Just two years after switching their decades old structure of five Best Picture nominees, the Academy of Motion Picture Arts & Sciences, has announced another major shakeup to the nominations process, starting with the 2012 Academy Awards. Now instead of a fixed number of nominees, the Best Picture category will be determined by the percentages of votes received. This excerpt from the official Academy press release explains:
“With the help of PricewaterhouseCoopers, we’ve been looking not just at what happened over the past two years, but at what would have happened if we had been selecting 10 nominees for the past 10 years,” explained Academy President Tom Sherak… During the period studied, the average percentage of first place votes received by the top vote-getting movie was 20.5. After much analysis by Academy officials, it was determined that 5% of first place votes should be the minimum in order to receive a nomination, resulting in a slate of anywhere from five to 10 movies.
“In studying the data, what stood out was that Academy members had regularly shown a strong admiration for more than five movies,” said [retiring Academy executive director Bruce] Davis. “A Best Picture nomination should be an indication of extraordinary merit. If there are only eight pictures that truly earn that honor in a given year, we shouldn’t feel an obligation to round out the number.”
Uh oh. That press release has math. I specifically got into the movie game so I would never have to think about math. So what does this mean in layman’s terms? That five Best Picture nominees is still considered too few, but ten is now considered too many. So the new plan is to try a system that can expand or contract on a per year basis depending on the quality of films and the number of votes they receive.

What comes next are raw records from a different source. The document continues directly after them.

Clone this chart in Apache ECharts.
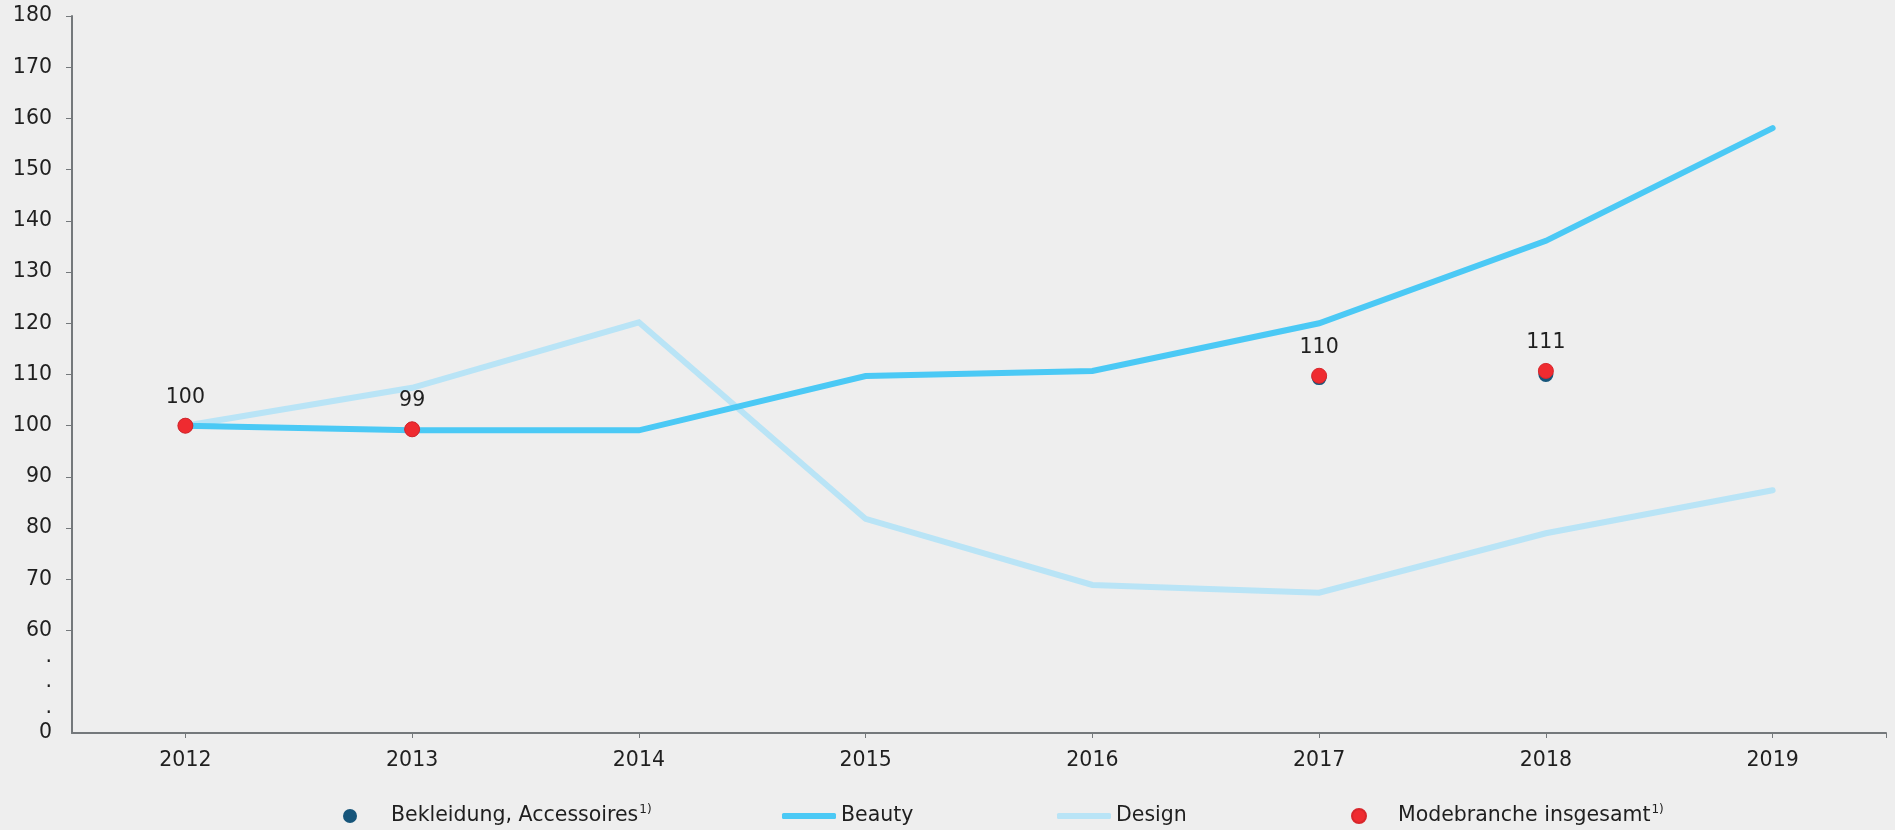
<!DOCTYPE html>
<html lang="de">
<head>
<meta charset="utf-8">
<title>Umsatzentwicklung Modebranche 2012–2019</title>
<script src="https://cdn.jsdelivr.net/npm/echarts@6/dist/echarts.min.js"></script>
<style>
  html, body { margin: 0; padding: 0; background: #eeeeee; }
  #chart { width: 1895px; height: 830px; }
</style>
</head>
<body>
<div id="chart"></div>
<script>
// Index values, 2012 = 100
const years = [2012, 2013, 2014, 2015, 2016, 2017, 2018, 2019];
const bekleidung = [100, 99.3, null, null, null, 109.4, 110.0, null];
const beauty = [100, 99.1, 99.1, 109.7, 110.7, 120.0, 136.1, 158.1];
const design = [100, 107.4, 120.2, 81.8, 68.9, 67.4, 79.0, 87.4];
const modebranche = [100, 99.3, null, null, null, 109.75, 110.7, null];

// Y axis: broken scale, "0" at the bottom, dots for the gap below 60
const yTickValues = [60, 70, 80, 90, 100, 110, 120, 130, 140, 150, 160, 170, 180];
const yLabelValues = [40, 45, 50, 55].concat(yTickValues);
const yLabelText = { 40: '0', 45: '.', 50: '.', 55: '.' };

const FONT = '"DejaVu Sans", Verdana, sans-serif';
const FS = 20.5;
const TXT = '#1f1f1f';
const AXIS = '#74787b';

const pairs = arr => years.map((y, i) => [y, arr[i]]).filter(p => p[1] !== null);

const supRich = {
  n: { fontFamily: FONT, fontSize: FS, color: TXT, lineHeight: 24 },
  s: { fontFamily: FONT, fontSize: 12, color: TXT, lineHeight: 14, verticalAlign: 'top', padding: [0, 0, 0, 1] }
};

function legendFor(name, left, icon, opts) {
  return Object.assign({
    left: left,
    top: 804,
    orient: 'horizontal',
    padding: 0,
    data: [{ name: name, icon: icon }],
    selectedMode: false,
    itemWidth: 14,
    itemHeight: 14,
    textStyle: { fontFamily: FONT, fontSize: FS, color: TXT, lineHeight: 24 }
  }, opts || {});
}

const chart = echarts.init(document.getElementById('chart'), null, { renderer: 'canvas' });

chart.setOption({
  backgroundColor: '#eeeeee',
  animation: false,
  textStyle: { fontFamily: FONT },
  grid: { left: 72, right: 9, top: 16, bottom: 97, containLabel: false },
  xAxis: {
    type: 'value',
    min: 2011.5,
    max: 2019.5,
    axisLine: { show: true, lineStyle: { color: AXIS, width: 2 } },
    axisTick: {
      show: true, length: 5, lineStyle: { color: AXIS, width: 1 },
      customValues: years.concat([2019.5])
    },
    axisLabel: {
      customValues: years,
      formatter: v => String(v),
      color: TXT, fontFamily: FONT, fontSize: FS, margin: 17
    },
    splitLine: { show: false }
  },
  yAxis: {
    type: 'value',
    min: 40,
    max: 180,
    axisLine: { show: true, lineStyle: { color: AXIS, width: 2 } },
    axisTick: {
      show: true, length: 6, lineStyle: { color: AXIS, width: 1 },
      customValues: yTickValues
    },
    axisLabel: {
      customValues: yLabelValues,
      formatter: v => (v in yLabelText ? yLabelText[v] : String(v)),
      color: TXT, fontFamily: FONT, fontSize: FS, margin: 20
    },
    splitLine: { show: false }
  },
  legend: [
    legendFor('Bekleidung, Accessoires', 343, 'circle', {
      formatter: n => '{n|' + n + '}{s|1)}',
      textStyle: { padding: [0, 0, 0, 29], rich: supRich }
    }),
    legendFor('Beauty', 782, 'roundRect', { itemWidth: 54, itemHeight: 6 }),
    legendFor('Design', 1057, 'roundRect', { itemWidth: 54, itemHeight: 6 }),
    legendFor('Modebranche insgesamt', 1351, 'circle', {
      formatter: n => '{n|' + n + '}{s|1)}',
      textStyle: { padding: [0, 0, 0, 27], rich: supRich }
    })
  ],
  series: [
    {
      name: 'Design',
      type: 'line',
      data: pairs(design),
      symbol: 'none',
      lineStyle: { color: '#b9e4f6', width: 6, cap: 'round', join: 'miter' },
      itemStyle: { color: '#b9e4f6' },
      z: 2
    },
    {
      name: 'Beauty',
      type: 'line',
      data: pairs(beauty),
      symbol: 'none',
      lineStyle: { color: '#4bc9f5', width: 6, cap: 'round', join: 'miter' },
      itemStyle: { color: '#4bc9f5' },
      z: 3
    },
    {
      name: 'Bekleidung, Accessoires',
      type: 'scatter',
      data: pairs(bekleidung),
      symbol: 'circle',
      symbolSize: 15,
      itemStyle: { color: '#16557a', opacity: 1 },
      z: 4
    },
    {
      name: 'Modebranche insgesamt',
      type: 'scatter',
      data: pairs(modebranche),
      symbol: 'circle',
      symbolSize: 15,
      itemStyle: { color: '#ef2b30', borderColor: '#d8262b', borderWidth: 1, opacity: 1 },
      label: {
        show: true,
        position: 'top',
        distance: 10,
        formatter: p => String(Math.round(p.value[1])),
        color: TXT, fontFamily: FONT, fontSize: FS
      },
      z: 5
    }
  ]
});
</script>
</body>
</html>
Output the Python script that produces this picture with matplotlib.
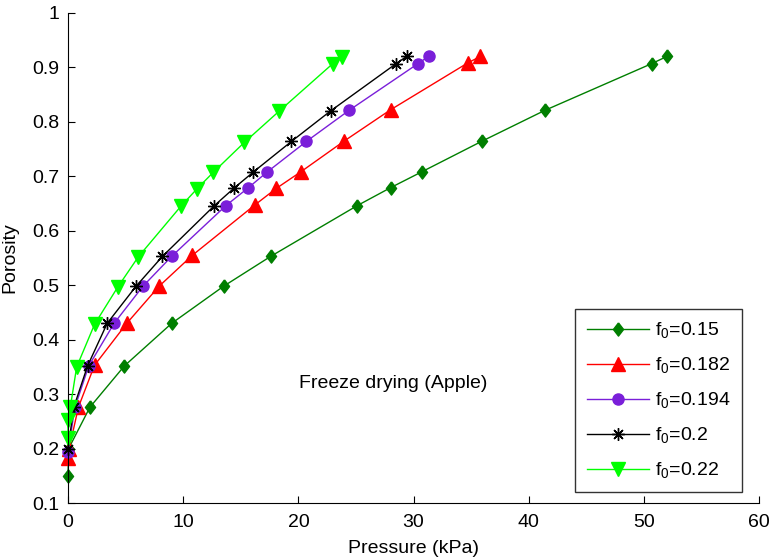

This new system reminds me a little bit of the completely unscientific, but totally fascinating measure that J. Hoberman invented for use in the Village Voice‘s annual film poll: The Passiondex. It’s calculated by dividing a film’s total points by the number of critics who voted for the film. Then that number is multiplied by the number of first place votes the film received (ugh, more math! Worst blogging day ever). Hoberman believes The Passiondex “enables us to make a distinction between those movies that have true partisans and fervent lovers, and those others which, inspiring fraternal good wishes, are the consensus choices that typically appear toward the bottom of many lists.” And that’s basically what this new Oscar system does: reward the movies that are ranked first by Academy voters. If a movie is widely liked, but not deeply loved — if it appears as the #5 film on every ballot, but as the #1 film on zero ballots — it won’t make the cut.
So why the change? Over at Deadline, Pete Hammond says the new plan stems from “the feeling is the Academy has to do something to reinvigorate its contest, which has been losing the suspense factor due to the large number of pre-Oscar awards shows…by the time Oscar noms roll around near the end of January, everyone is tired and the race predictable.” That was the essential argument of my 2011 Oscar wrap-up piece; instead of blaming the mediocre Oscar telecast on the scapegoated hosts or the lame comedy bits, the real problem was the lack of surprise. (“When we remember our favorite Oscar moments,” I wrote, “we don’t think of planned material. We love the crazy spontaneous moments.”) I’m not sure how this new system improves the actual Oscar show itself — since all the suspense comes before the nominations are announced — but it at least throws a fresh wrinkle into the mix.
Now that the two year experiment is over, it’s pretty clear that the 10-nominee system, was doomed to fail from the start. It was implemented, we were told, to spread the box-office boosting cache of the “Academy Award Nominated!” tag to more movies, and to encourage Oscar telecast viewership by allowing more room in the Best Picture category for popular, mainstream fare. But both of those benefits were ultimately self-defeating. People go see Best Picture nominees sight unseen because with just five movies every year, that designation feels special. Doubling the field makes the industry happier, but it also tarnishes the Oscar brand for quality. And even with twice as many Best Picture nominees, the race still came down to a fight between two films.
Though I’m curious to see how this development affects next year’s nominees, I’m a little worried about this flurry of changes to the way the Oscars work. To me, the number of nominees is ultimately less important than the consistency of the awards. We like the Oscars in movies for the same reason we like stats in baseball: as a way to measure success and to compare the past to the present. Because of statistics we can compare the baseball players of today to the ones in the Hall of Fame. We used to be able to do that with the Oscars, by looking at which movies made the cut and which ones didn’t. Without consistency, that’s tough to do. And now the Academy seems intent on a system, its third in four years, that is defined by inconsistency.